### Your instructions
Please write out the lines of the data exactly, beginning with the first and ending with the line containing "import matplotlib.pyplot as plt"; leave the pictures behind.

### Data excerpt
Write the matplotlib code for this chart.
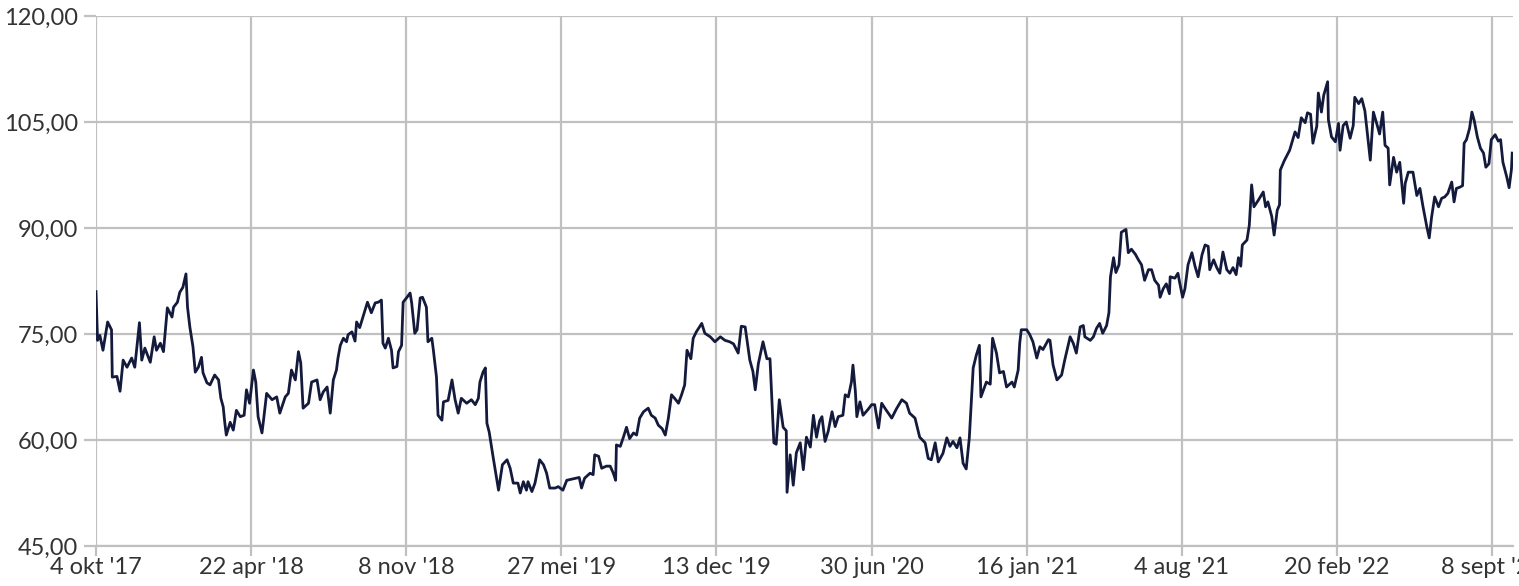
import numpy as np
import pandas as pd
import matplotlib
matplotlib.use("Agg")
import matplotlib.pyplot as plt

# days since 4 okt 2017, koers
days = [0, 2, 5, 9, 15, 20, 21, 27, 31, 35, 40, 46, 50, 56, 59, 63, 70, 75, 78, 83, 87, 92, 98, 100,
        105, 108, 112, 116, 118, 121, 125, 128, 132, 136, 138, 143, 147, 153, 158, 161, 164, 166, 168,
        173, 177, 181, 186, 191, 194, 198, 203, 206, 209, 214, 216, 220, 227, 233, 237, 244, 248, 252,
        257, 261, 264, 267, 274, 278, 285, 289, 293, 298, 302,
        306, 310, 312, 315, 319, 323, 325, 330, 334, 336, 340, 345, 350, 355, 360, 364, 368, 370, 373,
        377, 381, 383, 388, 390, 394, 396, 401, 405, 407, 411, 414, 418, 421, 426, 428, 433, 435, 439,
        441, 446, 448, 454, 459, 463, 467, 471, 478, 484, 489, 493, 495, 499, 502, 504, 507, 512, 517,
        519, 521, 524, 530, 534, 538, 544, 547, 551, 555, 557, 562, 566, 572, 577, 581, 585, 592, 596,
        602, 607, 615, 623,
        626, 630, 637, 641, 643, 648, 652, 658, 663, 667, 670, 671, 676, 680, 684, 688, 693, 697, 701,
        706, 712, 716, 721, 725, 730, 734, 738, 742, 746, 751, 755, 759, 762, 767, 770, 774, 781, 785,
        792, 798, 805, 811, 817, 822, 828, 832, 837, 840, 843, 847, 850, 854, 860, 865, 869, 874, 877,
        881, 886, 890, 891, 895, 899, 903, 908, 912, 916, 921, 925, 929, 933,
        936, 940, 944, 949, 953, 957, 963, 966, 970, 974, 976, 979, 981, 985, 989, 996, 1000, 1004,
        1009, 1013, 1019, 1026, 1032, 1039, 1045, 1049, 1056, 1062, 1069, 1073, 1077, 1082, 1086, 1092,
        1097, 1101, 1105, 1110, 1114, 1118, 1122, 1126, 1131, 1135, 1139, 1141, 1144, 1148, 1153, 1156,
        1161, 1165, 1170, 1174, 1181, 1184, 1189, 1191, 1193, 1200, 1204, 1208, 1213, 1217, 1221, 1228,
        1230, 1234, 1239, 1245, 1249, 1256, 1260, 1264, 1269, 1273, 1275, 1282, 1286, 1290, 1294, 1298,
        1303, 1306, 1308, 1312, 1315, 1319, 1322, 1328, 1331, 1335, 1340, 1344, 1348, 1352, 1357, 1361,
        1365, 1370, 1372, 1376, 1380, 1384, 1385, 1391, 1395, 1397, 1401, 1404, 1408, 1413, 1417, 1421,
        1426, 1430, 1434, 1436, 1441, 1445, 1449, 1453, 1458, 1462, 1466, 1470, 1473, 1476, 1478, 1484,
        1487, 1490, 1493, 1499, 1505, 1508, 1511, 1516, 1519, 1523, 1526, 1527, 1532,
        1539, 1546, 1550, 1554, 1559, 1562, 1566, 1569, 1574, 1576, 1580, 1583, 1588, 1589, 1593, 1598,
        1602, 1604, 1608, 1612, 1617, 1621, 1623, 1628, 1632, 1636, 1643, 1647, 1652, 1655, 1659, 1662,
        1666, 1668, 1673, 1677, 1681, 1686, 1688, 1692, 1698, 1703, 1707, 1711, 1716, 1719, 1722, 1726,
        1731, 1735, 1739, 1743, 1748, 1751, 1754, 1759, 1762, 1764, 1767, 1771, 1774, 1777, 1781, 1785,
        1789, 1792, 1796, 1799, 1804, 1808, 1811, 1814, 1819, 1822, 1825, 1826]

price = [81.0, 74.1, 74.8, 72.7, 76.7, 75.6, 68.9, 69.0, 66.9, 71.3, 70.3, 71.6, 70.3, 76.6, 71.3, 73.0,
         71.0, 74.6, 72.7, 73.7, 72.5, 78.7, 77.4, 78.8, 79.5, 80.9, 81.6, 83.5, 78.8, 76.0, 73.2, 69.6,
         70.3, 71.7, 69.5, 68.1, 67.8, 69.2, 68.5, 65.9, 64.7, 62.5, 60.7, 62.5, 61.4, 64.2, 63.3, 63.5,
         67.1, 65.2, 69.9, 68.2, 63.3, 61.0, 62.8, 66.6, 65.7, 66.1, 63.8, 66.1, 66.6, 69.9, 68.5, 72.5,
         70.9, 64.5, 65.2, 68.2, 68.5, 65.7, 66.8, 67.5, 63.8,
         68.5, 69.9, 71.6, 73.4, 74.4, 73.9, 74.9, 75.3, 74.0, 76.7, 75.9, 77.7, 79.5, 78.0, 79.4, 79.5,
         79.8, 73.7, 73.0, 74.4, 72.7, 70.2, 70.4, 72.5, 73.4, 79.5, 80.2, 80.8, 79.4, 75.1, 75.6, 80.1,
         80.2, 78.8, 73.9, 74.4, 72.7, 68.9, 63.5, 62.8, 65.4, 65.6, 68.5, 65.7, 63.8, 65.9, 65.2, 65.7,
         65.0, 65.9, 68.2, 69.6, 70.2, 62.4, 61.1, 57.6, 54.3, 52.9, 54.3, 56.5, 57.2, 56.0, 53.9, 53.9,
         52.5, 54.1, 52.9, 54.1, 52.7, 53.9, 57.2, 56.5, 55.3, 53.2, 53.2, 53.4, 52.9, 54.3, 54.5, 54.7,
         53.2, 54.6, 55.3, 55.1, 57.9, 57.7, 56.0, 56.3, 56.3, 55.3, 54.3, 59.3, 59.1, 60.4, 61.8, 60.2,
         61.0, 60.7, 63.1, 64.0, 64.5, 63.5, 63.1, 62.1, 61.6, 60.7, 63.1, 66.4, 65.9, 65.2, 66.4, 67.8,
         72.7, 71.5, 74.4, 75.3, 76.5, 75.1, 74.6, 73.9, 74.6, 74.1, 73.9, 73.6, 72.3, 76.1, 76.0, 73.6,
         71.3, 69.7, 67.1, 70.8, 73.9, 71.5, 71.5, 59.6, 59.4, 65.7, 61.8, 61.3, 52.6, 57.9, 53.6, 58.2,
         59.6, 55.8, 60.4, 59.0, 63.5, 60.4, 62.7,
         63.3, 59.8, 61.2, 64.0, 61.9, 63.3, 63.5, 66.4, 66.1, 68.2, 70.6, 67.0, 63.3, 65.4, 63.5, 64.4,
         65.0, 65.0, 61.7, 65.2, 64.2, 63.1, 64.4, 65.7, 65.2, 63.8, 63.1, 60.4, 59.6, 57.4, 57.2, 59.6,
         56.9, 58.1, 60.3, 59.1, 59.8, 58.9, 60.3, 56.7, 55.9, 60.3, 70.2, 72.0, 73.4, 66.1, 67.0, 68.2,
         67.9, 74.4, 72.3, 69.5, 69.7, 67.5, 68.2, 67.5, 69.9, 73.7, 75.6, 75.6, 74.9, 73.9, 71.6, 73.2,
         72.8, 74.2,
         74.1, 70.6, 68.5, 69.2, 71.3, 74.6, 73.7, 72.3, 76.0, 76.2, 74.6, 74.1, 74.6, 75.8, 76.5, 75.1,
         76.2, 78.0, 83.1, 85.8, 83.7, 84.8, 89.4, 89.8, 86.5, 87.0, 86.3, 85.5, 84.8, 82.6, 84.1, 84.1,
         82.6, 81.9, 80.2, 81.4, 82.1, 80.7, 83.1, 82.9, 83.6, 82.4, 80.2, 81.4, 84.8, 86.5, 84.6, 83.1,
         86.2, 87.6, 87.4, 84.1, 85.5, 84.4, 83.6, 86.6, 84.1, 83.6, 84.4, 83.4, 85.8, 84.6, 87.6, 88.3,
         90.4, 96.1, 93.0, 94.0, 95.1, 93.0, 93.7, 91.6, 89.0, 92.5, 93.3, 98.2, 99.5,
         101.0, 103.6, 102.8, 105.6, 104.9, 106.3, 106.1, 102.0, 104.4, 109.1, 106.4, 108.8, 110.7, 105.3,
         102.9, 102.2, 104.8, 101.0, 104.5, 105.0, 102.7, 104.5, 108.5, 107.6, 108.3, 106.6, 99.6, 106.4,
         104.5, 103.3, 106.4, 101.7, 101.3, 96.1, 100.0, 97.9, 99.3, 93.5, 96.3, 97.9, 97.9, 94.6, 95.6,
         93.0, 90.1, 88.6, 91.5, 94.4, 93.0, 94.2, 94.4, 94.9, 96.5, 93.7, 95.6, 95.8, 96.0, 102.0, 102.5,
         104.1, 106.4, 105.2, 102.9, 101.3, 100.6, 98.6, 99.1, 102.5, 103.2, 102.3, 102.5, 99.3, 97.2,
         95.7, 98.3, 100.6]

start = pd.Timestamp("2017-10-04")
tick_days = [0, 200, 400, 600, 800, 1000, 1200, 1400, 1600, 1800]
tick_labels = ["4 okt '17", "22 apr '18", "8 nov '18", "27 mei '19", "13 dec '19",
               "30 jun '20", "16 jan '21", "4 aug '21", "20 feb '22", "8 sept '22"]
y_ticks = [45, 60, 75, 90, 105, 120]
y_labels = ["45,00", "60,00", "75,00", "90,00", "105,00", "120,00"]

plt.rcParams['font.family'] = ['Lato', 'DejaVu Sans']

dates = start + pd.to_timedelta(days, unit="D")
ticks = start + pd.to_timedelta(tick_days, unit="D")

fig = plt.figure(figsize=(15.19, 5.86), dpi=100)
ax = fig.add_axes([96 / 1519, 40 / 586, 1417 / 1519, 530 / 586])

grid_col = "#c0c0c0"
ax.plot(dates, price, color="#141a3c", linewidth=2.0, zorder=3)

ax.set_xlim(start, start + pd.Timedelta(days=1827))
ax.set_ylim(45, 120)
ax.set_xticks(ticks)
ax.set_xticklabels(tick_labels)
ax.set_yticks(y_ticks)
ax.set_yticklabels(y_labels)

ax.grid(True, color=grid_col, linewidth=1.6, zorder=0)
for s in ["top", "right", "left"]:
    ax.spines[s].set_visible(False)
ax.spines["bottom"].set_color(grid_col)
ax.spines["bottom"].set_linewidth(1.6)
ax.tick_params(axis="x", length=7, width=1.6, color=grid_col, labelsize=17,
               labelcolor="#333333", pad=1)
ax.tick_params(axis="y", length=9, width=1.6, color=grid_col, labelsize=17,
               labelcolor="#333333", pad=4)

fig.savefig("out.png", dpi=100)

### Solution for this problem
Write the matplotlib code for this chart.
import numpy as np
import pandas as pd
import matplotlib
matplotlib.use("Agg")
import matplotlib.pyplot as plt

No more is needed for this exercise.